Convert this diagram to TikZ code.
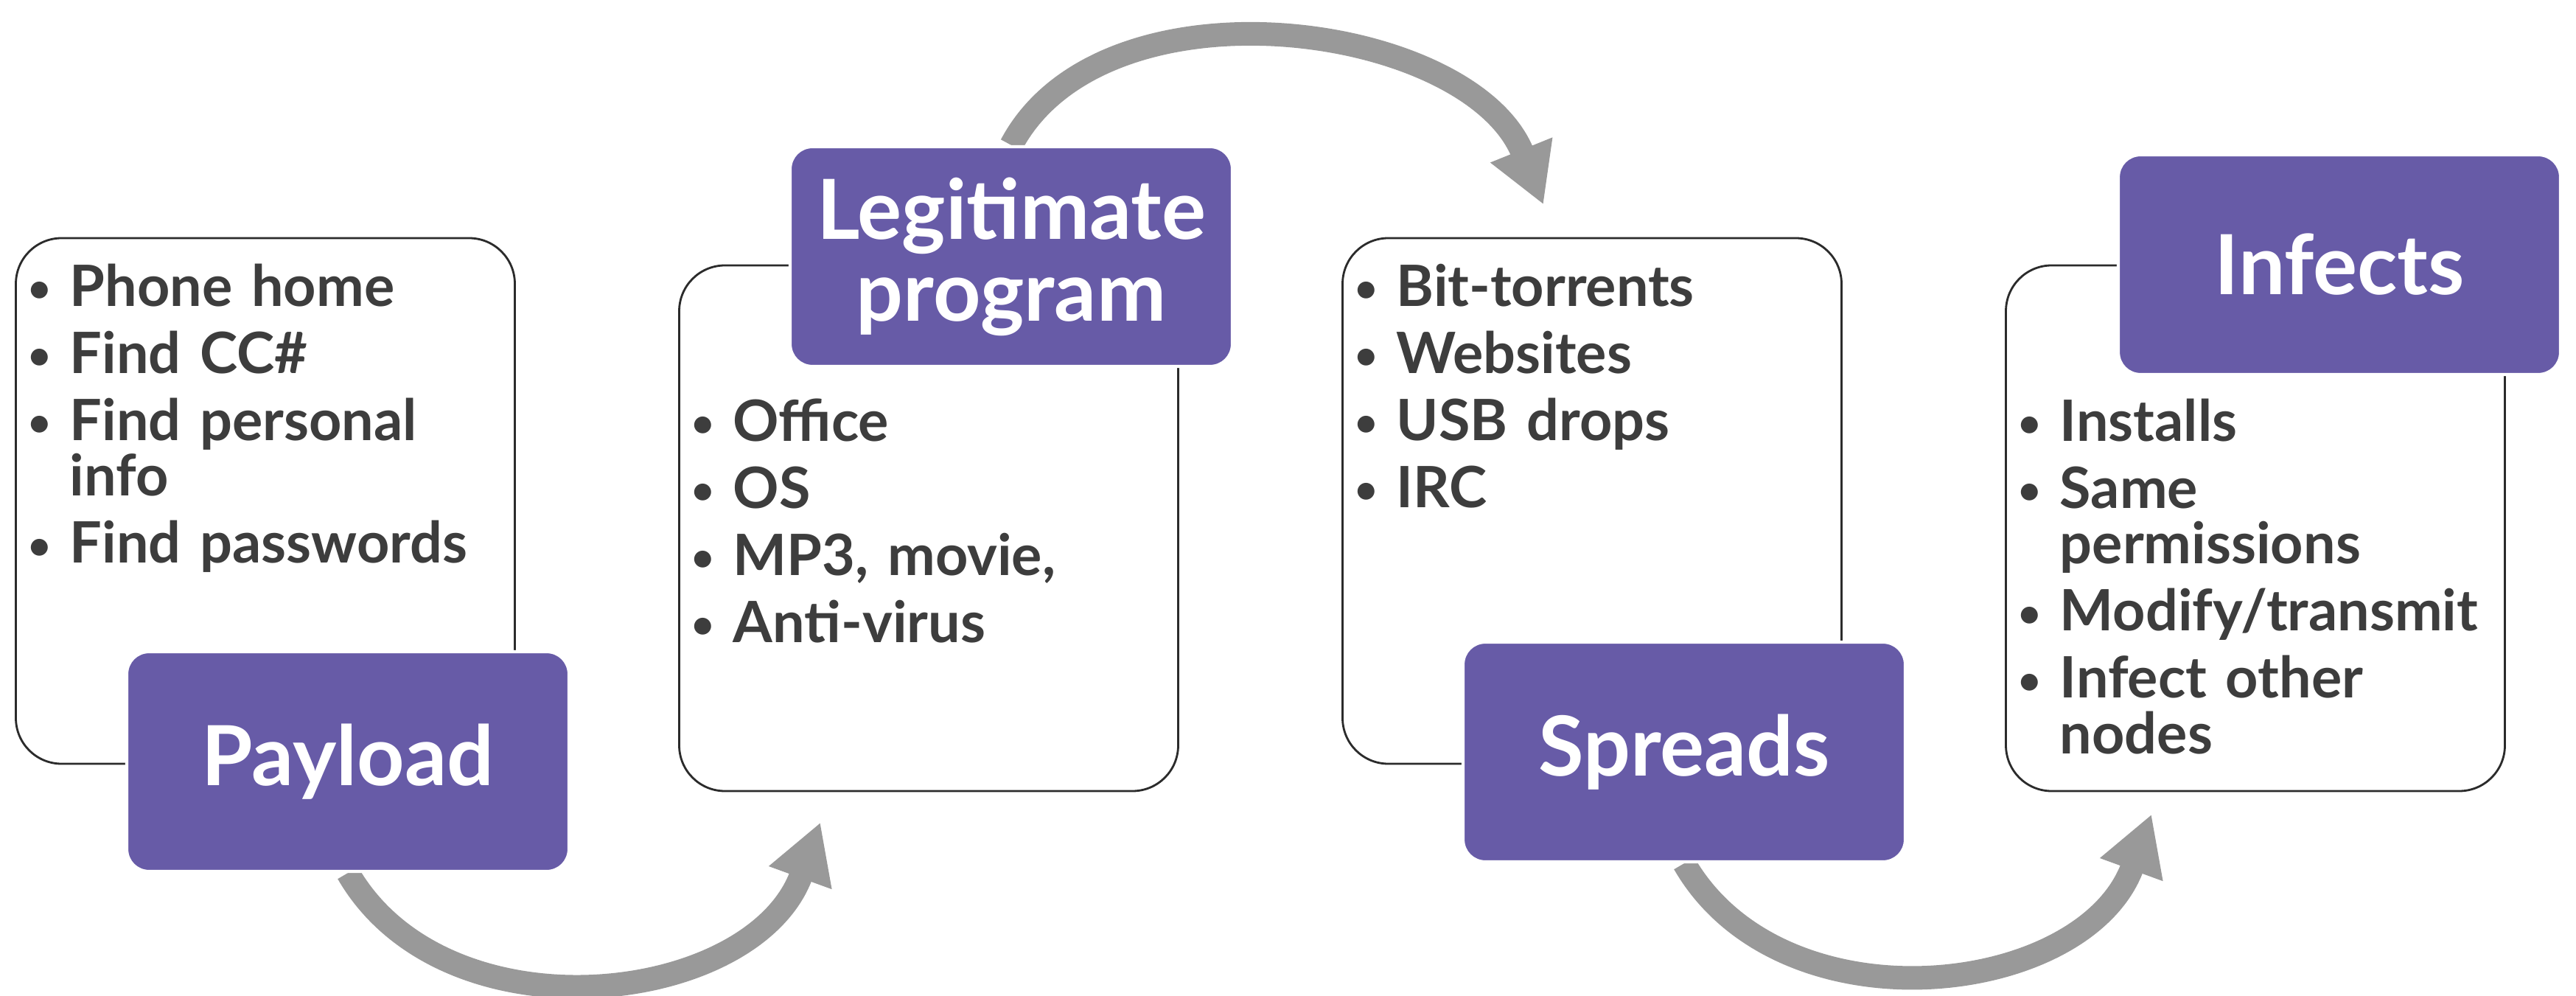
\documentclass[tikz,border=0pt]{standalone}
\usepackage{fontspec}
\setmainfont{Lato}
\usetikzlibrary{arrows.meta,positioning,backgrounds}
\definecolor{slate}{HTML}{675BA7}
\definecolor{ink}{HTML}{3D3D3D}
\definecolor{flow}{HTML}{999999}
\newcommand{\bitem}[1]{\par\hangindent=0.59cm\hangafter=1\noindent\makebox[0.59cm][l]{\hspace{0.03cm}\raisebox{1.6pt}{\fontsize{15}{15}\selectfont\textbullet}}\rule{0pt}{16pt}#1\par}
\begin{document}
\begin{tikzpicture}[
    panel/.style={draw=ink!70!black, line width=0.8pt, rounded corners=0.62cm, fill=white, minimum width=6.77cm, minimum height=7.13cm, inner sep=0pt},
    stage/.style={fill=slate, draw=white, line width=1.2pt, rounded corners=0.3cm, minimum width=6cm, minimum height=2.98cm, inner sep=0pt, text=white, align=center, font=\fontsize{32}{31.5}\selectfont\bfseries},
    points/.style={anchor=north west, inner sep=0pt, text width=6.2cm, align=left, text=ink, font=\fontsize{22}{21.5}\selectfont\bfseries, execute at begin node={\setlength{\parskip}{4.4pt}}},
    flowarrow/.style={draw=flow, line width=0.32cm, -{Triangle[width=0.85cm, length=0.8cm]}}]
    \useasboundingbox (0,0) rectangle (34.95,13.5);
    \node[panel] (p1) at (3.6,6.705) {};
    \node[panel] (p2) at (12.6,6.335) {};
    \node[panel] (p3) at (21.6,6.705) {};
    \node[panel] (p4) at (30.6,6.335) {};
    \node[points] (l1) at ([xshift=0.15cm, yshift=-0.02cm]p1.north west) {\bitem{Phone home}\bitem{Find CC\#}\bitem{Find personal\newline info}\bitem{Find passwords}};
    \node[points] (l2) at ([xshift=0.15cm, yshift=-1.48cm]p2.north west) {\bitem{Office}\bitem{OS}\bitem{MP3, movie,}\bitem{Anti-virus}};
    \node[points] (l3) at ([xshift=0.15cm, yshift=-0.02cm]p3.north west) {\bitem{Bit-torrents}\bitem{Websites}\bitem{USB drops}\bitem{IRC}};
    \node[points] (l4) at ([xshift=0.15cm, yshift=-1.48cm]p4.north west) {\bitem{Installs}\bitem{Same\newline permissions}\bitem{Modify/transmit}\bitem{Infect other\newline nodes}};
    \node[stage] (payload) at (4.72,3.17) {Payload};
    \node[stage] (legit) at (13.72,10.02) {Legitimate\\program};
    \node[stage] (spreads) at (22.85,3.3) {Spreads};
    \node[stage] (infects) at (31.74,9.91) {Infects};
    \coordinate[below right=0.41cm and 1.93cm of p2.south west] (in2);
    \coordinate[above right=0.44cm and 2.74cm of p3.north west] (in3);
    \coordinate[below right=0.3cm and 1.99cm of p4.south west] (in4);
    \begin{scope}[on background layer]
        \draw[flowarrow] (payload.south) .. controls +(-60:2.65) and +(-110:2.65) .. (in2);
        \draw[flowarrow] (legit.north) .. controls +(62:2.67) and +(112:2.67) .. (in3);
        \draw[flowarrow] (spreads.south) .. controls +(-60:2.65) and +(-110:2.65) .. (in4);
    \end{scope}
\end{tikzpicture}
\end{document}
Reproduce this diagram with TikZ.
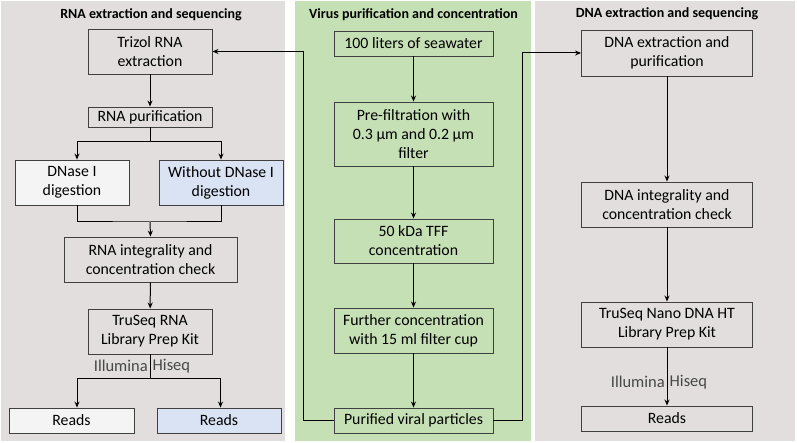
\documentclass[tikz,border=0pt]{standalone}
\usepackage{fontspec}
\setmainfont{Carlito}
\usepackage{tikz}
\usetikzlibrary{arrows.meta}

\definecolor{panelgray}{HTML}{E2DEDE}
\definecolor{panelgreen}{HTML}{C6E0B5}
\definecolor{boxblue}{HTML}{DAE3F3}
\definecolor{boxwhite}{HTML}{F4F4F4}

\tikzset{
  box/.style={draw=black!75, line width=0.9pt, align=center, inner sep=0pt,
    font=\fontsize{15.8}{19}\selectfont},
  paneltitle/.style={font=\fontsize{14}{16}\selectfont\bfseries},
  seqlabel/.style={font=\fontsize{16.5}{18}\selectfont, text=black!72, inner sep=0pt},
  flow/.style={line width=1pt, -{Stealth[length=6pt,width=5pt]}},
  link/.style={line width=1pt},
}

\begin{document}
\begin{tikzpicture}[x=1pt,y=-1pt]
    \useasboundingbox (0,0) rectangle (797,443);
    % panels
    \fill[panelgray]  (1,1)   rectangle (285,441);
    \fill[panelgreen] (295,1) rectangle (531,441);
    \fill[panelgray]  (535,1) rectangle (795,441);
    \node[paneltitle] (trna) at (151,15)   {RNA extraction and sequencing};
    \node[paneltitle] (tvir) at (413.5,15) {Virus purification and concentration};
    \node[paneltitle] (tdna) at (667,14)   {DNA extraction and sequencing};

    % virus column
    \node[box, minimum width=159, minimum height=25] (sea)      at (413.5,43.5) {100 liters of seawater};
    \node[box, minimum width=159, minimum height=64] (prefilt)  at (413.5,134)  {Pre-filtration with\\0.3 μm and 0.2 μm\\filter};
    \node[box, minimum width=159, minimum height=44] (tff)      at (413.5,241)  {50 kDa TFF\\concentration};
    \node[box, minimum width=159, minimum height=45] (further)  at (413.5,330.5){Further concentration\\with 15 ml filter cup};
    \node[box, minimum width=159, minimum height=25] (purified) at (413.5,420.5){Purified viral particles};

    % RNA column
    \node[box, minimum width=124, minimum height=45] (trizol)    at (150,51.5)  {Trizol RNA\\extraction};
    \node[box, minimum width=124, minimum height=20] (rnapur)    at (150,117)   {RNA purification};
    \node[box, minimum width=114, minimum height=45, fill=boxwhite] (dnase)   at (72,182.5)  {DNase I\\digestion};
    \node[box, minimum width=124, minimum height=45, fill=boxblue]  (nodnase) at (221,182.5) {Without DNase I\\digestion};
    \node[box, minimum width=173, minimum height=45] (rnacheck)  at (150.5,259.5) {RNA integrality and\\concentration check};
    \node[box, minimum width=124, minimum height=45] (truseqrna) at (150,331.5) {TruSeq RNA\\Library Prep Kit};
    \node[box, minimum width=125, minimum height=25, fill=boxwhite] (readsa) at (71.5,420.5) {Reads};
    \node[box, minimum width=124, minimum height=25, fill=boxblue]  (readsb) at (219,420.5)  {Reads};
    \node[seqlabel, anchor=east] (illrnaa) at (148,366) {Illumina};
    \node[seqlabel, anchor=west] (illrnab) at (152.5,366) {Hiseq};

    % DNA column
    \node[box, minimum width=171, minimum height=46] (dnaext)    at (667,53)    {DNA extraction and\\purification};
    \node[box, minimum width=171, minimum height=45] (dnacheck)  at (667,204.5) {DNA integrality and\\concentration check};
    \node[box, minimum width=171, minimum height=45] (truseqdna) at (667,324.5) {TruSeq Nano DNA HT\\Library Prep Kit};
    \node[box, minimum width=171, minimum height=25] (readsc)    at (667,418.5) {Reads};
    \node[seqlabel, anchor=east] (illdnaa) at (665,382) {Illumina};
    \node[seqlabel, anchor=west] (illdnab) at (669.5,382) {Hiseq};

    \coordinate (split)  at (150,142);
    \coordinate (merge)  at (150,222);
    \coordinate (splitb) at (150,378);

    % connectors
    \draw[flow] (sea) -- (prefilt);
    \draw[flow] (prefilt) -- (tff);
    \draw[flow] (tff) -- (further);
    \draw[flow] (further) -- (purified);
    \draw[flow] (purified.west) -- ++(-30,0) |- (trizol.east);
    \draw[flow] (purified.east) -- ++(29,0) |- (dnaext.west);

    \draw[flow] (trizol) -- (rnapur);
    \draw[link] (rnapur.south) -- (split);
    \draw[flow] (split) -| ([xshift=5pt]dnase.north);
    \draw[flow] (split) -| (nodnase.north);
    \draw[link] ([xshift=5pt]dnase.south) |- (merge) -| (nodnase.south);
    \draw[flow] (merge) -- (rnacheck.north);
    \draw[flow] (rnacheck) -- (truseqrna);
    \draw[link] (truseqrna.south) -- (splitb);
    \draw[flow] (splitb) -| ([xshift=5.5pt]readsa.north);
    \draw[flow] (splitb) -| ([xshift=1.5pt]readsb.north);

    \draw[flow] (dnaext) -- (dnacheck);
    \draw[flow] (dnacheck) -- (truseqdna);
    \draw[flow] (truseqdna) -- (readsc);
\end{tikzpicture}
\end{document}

- - -

◆ **Exercise objective**:
Look through the entries and return every line where "diagram" appears.

◆ **Exercise answer**:
Convert this diagram to TikZ code.
Reproduce this diagram with TikZ.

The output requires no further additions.